Henry David Thoreau – Walking

As a senior in college, mid 1990s so pre-cell phones, I had an internship during the summer where I assisted with research comparing the success of pheasant nests and broods along roadsides to more natural areas. Hens were collared with radios and we followed them until they held tight for a few days, the beginning of her nesting. Without her moving around, we knew eggs had been laid and 28 days later they would hatch. We would then catch the chicks and implant trackers on them and then follow them and momma.

The research was being conducted by the state DNR and I lived in the attic of an old farmhouse, about a mile from the nearest town in Iowa whose population was less than 100, and a short drive to Blue Earth, Minnesota (what a name!) There were no stoplights in town, very few stop signs, and one bar. My excitement for the week consisted of driving 10 minutes down the road to buy groceries or mowing designs into the lawn every week when I cut grass.

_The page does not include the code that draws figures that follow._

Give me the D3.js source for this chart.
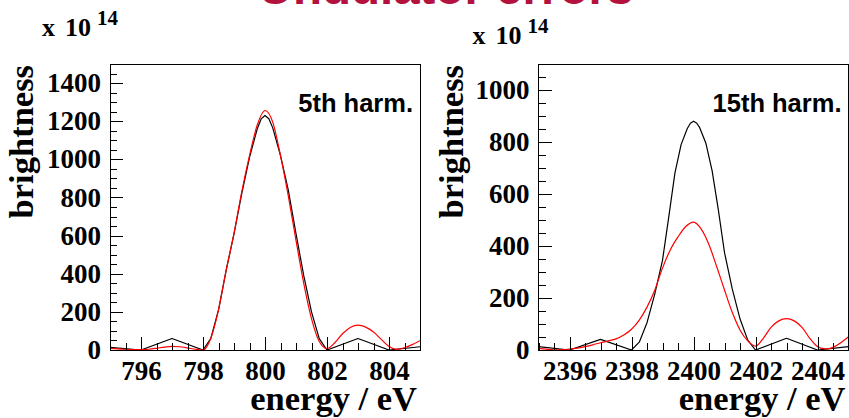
<!DOCTYPE html>
<html><head><meta charset="utf-8">
<script src="https://cdn.jsdelivr.net/npm/d3@7"></script>
<style>body{margin:0;background:#fff}svg{display:block}</style>
</head><body>
<svg id="chart" width="849" height="418"></svg>
<script>
// ---------------- data ----------------
const titleText = "Undulator errors";
const xTitle = "energy / eV";
const yTitle = "brightness";
const expBase = "10";
const expPow = "14";

// 5th harmonic
const h5Label = "5th harm.";
const h5XDomain = [795, 805];
const h5YDomain = [0, 1500];
const h5XTicks = [796, 798, 800, 802, 804];
const h5YTicks = [0, 200, 400, 600, 800, 1000, 1200, 1400];
const h5BlackE = [795, 796, 797, 798, 798.25, 798.5, 798.75, 799, 799.25, 799.5, 799.75, 799.875, 800, 800.125, 800.25, 800.5, 800.75, 801, 801.25, 801.5, 801.75, 802, 803, 804, 805];
const h5BlackB = [14, 0, 60, 0, 60, 210, 420, 610, 820, 1010, 1160, 1212, 1230, 1213, 1165, 1020, 840, 610, 390, 200, 60, 0, 60, 0, 17];
const h5RedE = [795, 795.25, 795.5, 795.75, 796, 796.25, 796.5, 796.75, 797, 797.25, 797.5, 797.75, 798, 798.25, 798.5, 798.75, 799, 799.25, 799.5, 799.75, 800, 800.25, 800.5, 800.75, 801, 801.25, 801.5, 801.75, 802, 802.25, 802.5, 802.75, 803, 803.25, 803.5, 803.75, 804, 804.25, 804.5, 804.75, 805];
const h5RedB = [9, 6, 4, 2.5, 2, 4, 9, 15, 19, 17, 11, 4, 0, 60, 210, 420, 610, 830, 1020, 1180, 1256, 1195, 1020, 810, 575, 350, 165, 45, 8, 38, 85, 118, 130, 120, 94, 56, 18, 3, 12, 28, 49];

// 15th harmonic
const h15Label = "15th harm.";
const h15XDomain = [2395, 2405];
const h15YDomain = [0, 1100];
const h15XTicks = [2396, 2398, 2400, 2402, 2404];
const h15YTicks = [0, 200, 400, 600, 800, 1000];
const h15BlackE = [2395, 2396, 2397, 2398, 2398.25, 2398.5, 2398.75, 2399, 2399.2, 2399.4, 2399.6, 2399.8, 2399.9, 2400, 2400.1, 2400.2, 2400.4, 2400.6, 2400.8, 2401, 2401.25, 2401.5, 2401.75, 2402, 2403, 2404, 2405];
const h15BlackB = [13, 0, 41, 0, 30, 105, 215, 345, 510, 680, 790, 852, 872, 880, 873, 855, 795, 690, 540, 375, 235, 120, 38, 0, 45, 0, 13];
const h15RedE = [2395, 2395.25, 2395.5, 2395.75, 2396, 2396.25, 2396.5, 2396.75, 2397, 2397.25, 2397.5, 2397.75, 2398, 2398.25, 2398.5, 2398.75, 2399, 2399.25, 2399.5, 2399.75, 2400, 2400.25, 2400.5, 2400.75, 2401, 2401.25, 2401.5, 2401.75, 2402, 2402.25, 2402.5, 2402.75, 2403, 2403.25, 2403.5, 2403.75, 2404, 2404.25, 2404.5, 2404.75, 2405];
const h15RedB = [6, 3, 1, 1, 3, 7, 13, 20, 28, 35, 43, 58, 80, 115, 165, 230, 315, 385, 435, 475, 492, 465, 405, 320, 231, 145, 77, 35, 15, 45, 87, 112, 121, 112, 87, 45, 13, 4, 10, 28, 51];

// ---------------- drawing ----------------
const svg = d3.select("#chart");
const serif = "'Liberation Serif','Times New Roman',Times,serif";
const sans = "'Liberation Sans',Arial,Helvetica,sans-serif";

svg.append("text")
  .attr("x", 446).attr("y", 3.5)
  .attr("text-anchor", "middle")
  .attr("font-family", sans).attr("font-weight", "bold")
  .attr("font-size", 47.5).attr("fill", "#b3123e")
  .text(titleText);

const panels = [
  {id: "p5", x0: 110, x1: 420, y0: 64, y1: 350, xd: h5XDomain, yd: h5YDomain, xt: h5XTicks, yt: h5YTicks,
   black: [h5BlackE, h5BlackB], red: [h5RedE, h5RedB], label: h5Label, expX: 42, expY: 36, ytitleX: 32.5},
  {id: "p15", x0: 538.5, x1: 848.5, y0: 64, y1: 350, xd: h15XDomain, yd: h15YDomain, xt: h15XTicks, yt: h15YTicks,
   black: [h15BlackE, h15BlackB], red: [h15RedE, h15RedB], label: h15Label, expX: 472.5, expY: 43.5, ytitleX: 462.5}
];

panels.forEach(p => {
  const x = d3.scaleLinear().domain(p.xd).range([p.x0, p.x1]);
  const y = d3.scaleLinear().domain(p.yd).range([p.y1, p.y0]);
  const g = svg.append("g");

  g.append("clipPath").attr("id", "clip" + p.id)
    .append("rect").attr("x", p.x0).attr("y", p.y0)
    .attr("width", p.x1 - p.x0).attr("height", p.y1 - p.y0);

  const lin = d3.line().x(d => x(d[0])).y(d => y(d[1])).curve(d3.curveLinear);
  const smooth = d3.line().x(d => x(d[0])).y(d => y(d[1])).curve(d3.curveMonotoneX);
  const blackPts = p.black[0].map((e, i) => [e, p.black[1][i]]);
  const redPts = p.red[0].map((e, i) => [e, p.red[1][i]]);

  const cg = g.append("g").attr("clip-path", `url(#clip${p.id})`);
  cg.append("path").attr("d", lin(blackPts)).attr("fill", "none")
    .attr("stroke", "#000").attr("stroke-width", 1.2).attr("stroke-linejoin", "round");
  cg.append("path").attr("d", smooth(redPts)).attr("fill", "none")
    .attr("stroke", "#ff0000").attr("stroke-width", 1.2);

  // minor ticks
  const xMinor = d3.range(p.xd[0], p.xd[1] + 1e-9, 0.5);
  const yMinor = d3.range(p.yd[0], p.yd[1] + 1e-9, 50);
  const xm = g.append("g").attr("transform", `translate(0,${p.y1})`)
    .call(d3.axisBottom(x).tickValues(xMinor).tickSizeInner(-7).tickSizeOuter(0).tickFormat(""));
  const ym = g.append("g").attr("transform", `translate(${p.x0},0)`)
    .call(d3.axisLeft(y).tickValues(yMinor).tickSizeInner(-7).tickSizeOuter(0).tickFormat(""));
  // major ticks
  const xa = g.append("g").attr("transform", `translate(0,${p.y1})`)
    .call(d3.axisBottom(x).tickValues(p.xt).tickSizeInner(-13).tickSizeOuter(0).tickPadding(11).tickFormat(d3.format("d")));
  const ya = g.append("g").attr("transform", `translate(${p.x0},0)`)
    .call(d3.axisLeft(y).tickValues(p.yt).tickSizeInner(-13).tickSizeOuter(0).tickPadding(9).tickFormat(d3.format("d")));
  [xm, ym, xa, ya].forEach(a => {
    a.select(".domain").remove();
    a.selectAll("line").attr("stroke", "#000").attr("stroke-width", 1).attr("shape-rendering", "crispEdges");
    a.selectAll("text").attr("font-family", serif).attr("font-weight", "bold")
      .attr("font-size", 27).attr("fill", "#000");
  });

  // frame
  g.append("rect").attr("x", p.x0).attr("y", p.y0)
    .attr("width", p.x1 - p.x0).attr("height", p.y1 - p.y0)
    .attr("fill", "none").attr("stroke", "#000").attr("stroke-width", 1)
    .attr("shape-rendering", "crispEdges");

  // harmonic label
  g.append("text").attr("x", p.x1 - 7).attr("y", 112)
    .attr("text-anchor", "end").attr("font-family", sans).attr("font-weight", "bold")
    .attr("font-size", 25.5).attr("fill", "#000").text(p.label);

  // axis titles
  g.append("text").attr("x", p.x1 - 3).attr("y", 410)
    .attr("text-anchor", "end").attr("font-family", serif).attr("font-weight", "bold")
    .attr("font-size", 34.5).attr("fill", "#000").text(xTitle);
  g.append("text").attr("transform", `translate(${p.ytitleX},65) rotate(-90)`)
    .attr("text-anchor", "end").attr("font-family", serif).attr("font-weight", "bold")
    .attr("font-size", 34.5).attr("fill", "#000").text(yTitle);

  // exponent
  g.append("text").attr("x", p.expX).attr("y", p.expY)
    .attr("font-family", serif).attr("font-weight", "bold").attr("font-size", 26).attr("fill", "#000")
    .text("x");
  g.append("text").attr("x", p.expX + 23).attr("y", p.expY)
    .attr("font-family", serif).attr("font-weight", "bold").attr("font-size", 26).attr("fill", "#000")
    .text(expBase);
  g.append("text").attr("x", p.expX + 55).attr("y", p.expY - 11)
    .attr("font-family", serif).attr("font-weight", "bold").attr("font-size", 21).attr("fill", "#000")
    .text(expPow);
});
</script>
</body></html>
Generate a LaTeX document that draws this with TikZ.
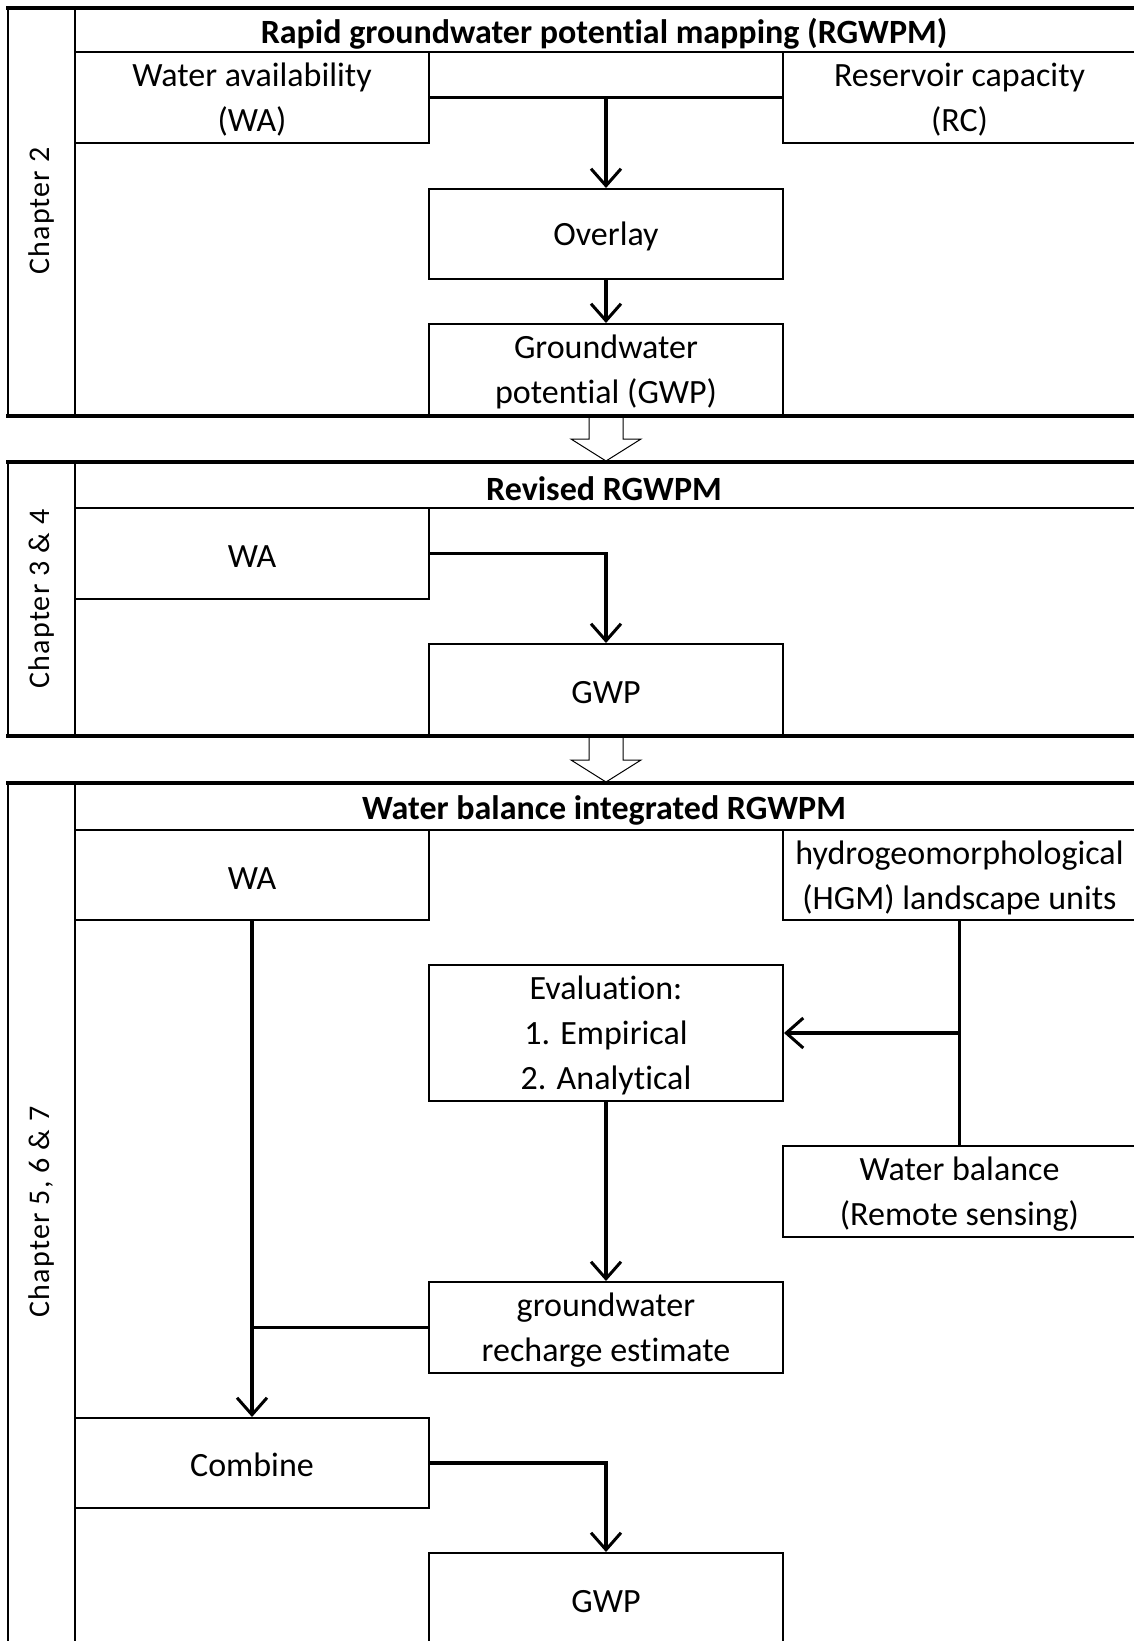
\documentclass[tikz,border=0pt]{standalone}
\usepackage{fontspec}
\setmainfont{Carlito}[Ligatures=NoCommon]
\newfontfamily\chapfont[LetterSpace=4, Ligatures=NoCommon]{Carlito}
\usetikzlibrary{arrows.meta}

\begin{document}
\begin{tikzpicture}[x=1pt, y=-1pt,
  txt/.style={font=\fontsize{34}{45}\selectfont},
  box/.style={txt, draw, line width=2pt, align=center, inner sep=0pt, minimum height=91pt,
    execute at begin node={\rule{0pt}{28pt}}},
  lines/.style={text depth=-5pt},
  leftbox/.style={box, minimum width=354pt},
  midbox/.style={box, minimum width=354pt},
  rightbox/.style={box, minimum width=353pt},
  heading/.style={font=\fontsize{34}{40}\selectfont\bfseries},
  chapter/.style={font=\chapfont\fontsize{30}{36}\selectfont, rotate=90},
  frame/.style={line width=2pt},
  sep/.style={line width=4pt},
  link/.style={line width=3.5pt},
  arr/.style={link, -{Straight Barb[length=17pt, width=30pt, line width=3pt]}},
  hollow/.style={draw, fill=white, line width=1pt}
]
\useasboundingbox[fill=white] (0,0) rectangle (1133,1641);

% Section frames: top / bottom / heading band
\foreach \top/\bot/\head in {8/416/52, 462/736/508, 783/1660/830} {
  \draw[frame] (8,\top) -- (8,\bot);
  \draw[frame] (75,\top) -- (75,\bot);
  \draw[frame] (75,\head) -- (1140,\head);
}

% Chapter 2
\node[chapter] (ch1) at (42,211) {Chapter 2};
\node[heading] (t1) at (604,34) {Rapid groundwater potential mapping (RGWPM)};
\node[leftbox, lines] (wa1) at (252,97.5) {Water availability\\(WA)};
\node[rightbox, lines] (rc1) at (959.5,97.5) {Reservoir capacity\\(RC)};
\node[midbox, minimum height=90pt] (overlay) at (606,234) {Overlay};
\node[midbox, lines] (gwp1) at (606,369.5) {Groundwater\\potential (GWP)};

\draw[link] (wa1.east) -- (rc1.west);
\coordinate (j1) at (wa1.east -| overlay.north);
\draw[arr] (j1) -- (overlay.north);
\draw[arr] (overlay.south) -- (gwp1.south |- gwp1.north);

% Chapter 3 & 4
\node[chapter] (ch2) at (42,599) {Chapter 3 \& 4};
\node[heading] (t2) at (604,489) {Revised RGWPM};
\node[leftbox] (wa2) at (252,553.5) {WA};
\node[midbox, minimum height=92pt] (gwp2) at (606,690) {GWP};

\draw[arr] (wa2.east) -| (gwp2.north);

% Chapter 5, 6 & 7
\node[chapter] (ch3) at (42,1212) {Chapter 5, 6 \& 7};
\node[heading] (t3) at (604,810.5) {Water balance integrated RGWPM};
\node[leftbox, minimum height=90pt] (wa3) at (252,875) {WA};
\node[rightbox, lines, minimum height=90pt] (hgm) at (959.5,875) {hydrogeomorphological\\(HGM) landscape units};
\node[midbox, lines, minimum height=136pt] (eval) at (606,1033) {Evaluation:\\1. Empirical\\2. Analytical};
\node[rightbox, lines] (wb) at (959.5,1191.5) {Water balance\\(Remote sensing)};
\node[midbox, lines] (rech) at (606,1327.5) {groundwater\\recharge estimate};
\node[leftbox, minimum height=90pt] (comb) at (252,1463) {Combine};
\node[midbox, minimum height=92pt] (gwp3) at (606,1599) {GWP};

\draw[link] (hgm.south) -- (wb.north);
\draw[arr] (eval.east -| hgm.south) -- (eval.east);
\draw[arr] (eval.south) -- (rech.north);
\draw[arr] (wa3.south) -- (comb.north);
\draw[link] (rech.west) -- (rech.west -| wa3.south);
\draw[arr] (comb.east) -| (gwp3.north);

% Hollow arrows between sections
\foreach \from in {gwp1, gwp2} {
  \begin{scope}[shift={(\from.south)}]
    \draw[hollow] (-17,0) -- (-17,23) -- (-35,23) -- (0,45) -- (35,23) -- (17,23) -- (17,0);
  \end{scope}
}

% Thick section lines
\draw[sep] (6,8) -- (1140,8);
\draw[sep] (6,416) -- (1140,416);
\draw[sep] (6,462) -- (1140,462);
\draw[sep] (6,736) -- (1140,736);
\draw[sep] (6,783) -- (1140,783);

\end{tikzpicture}
\end{document}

I did not live alone but with a woman who had a high and tight fade and a handshake that just about broke every bone in my knuckles. She commandeered the place as she had been their longer, was an actual graduate of college and an employee of the DNR. She did not appreciate the fresh lilacs I cut and left on the kitchen table nor the fact that I liked to sit outside and read on nice afternoons/evenings.

I took up walking that summer.

Iowa is laid out in square miles, literally, so one day I just started walking. I knew if I covered one square it would equal four miles. The farmland around me was familiar because some of the pheasants we studied nested within those corn, bean, and abandoned fields. Northwest Iowa is flat, flat, FLAT and you can see for miles so I wasn’t worried about weather sneaking up on me. I told my roommate I was going for a walk and headed out.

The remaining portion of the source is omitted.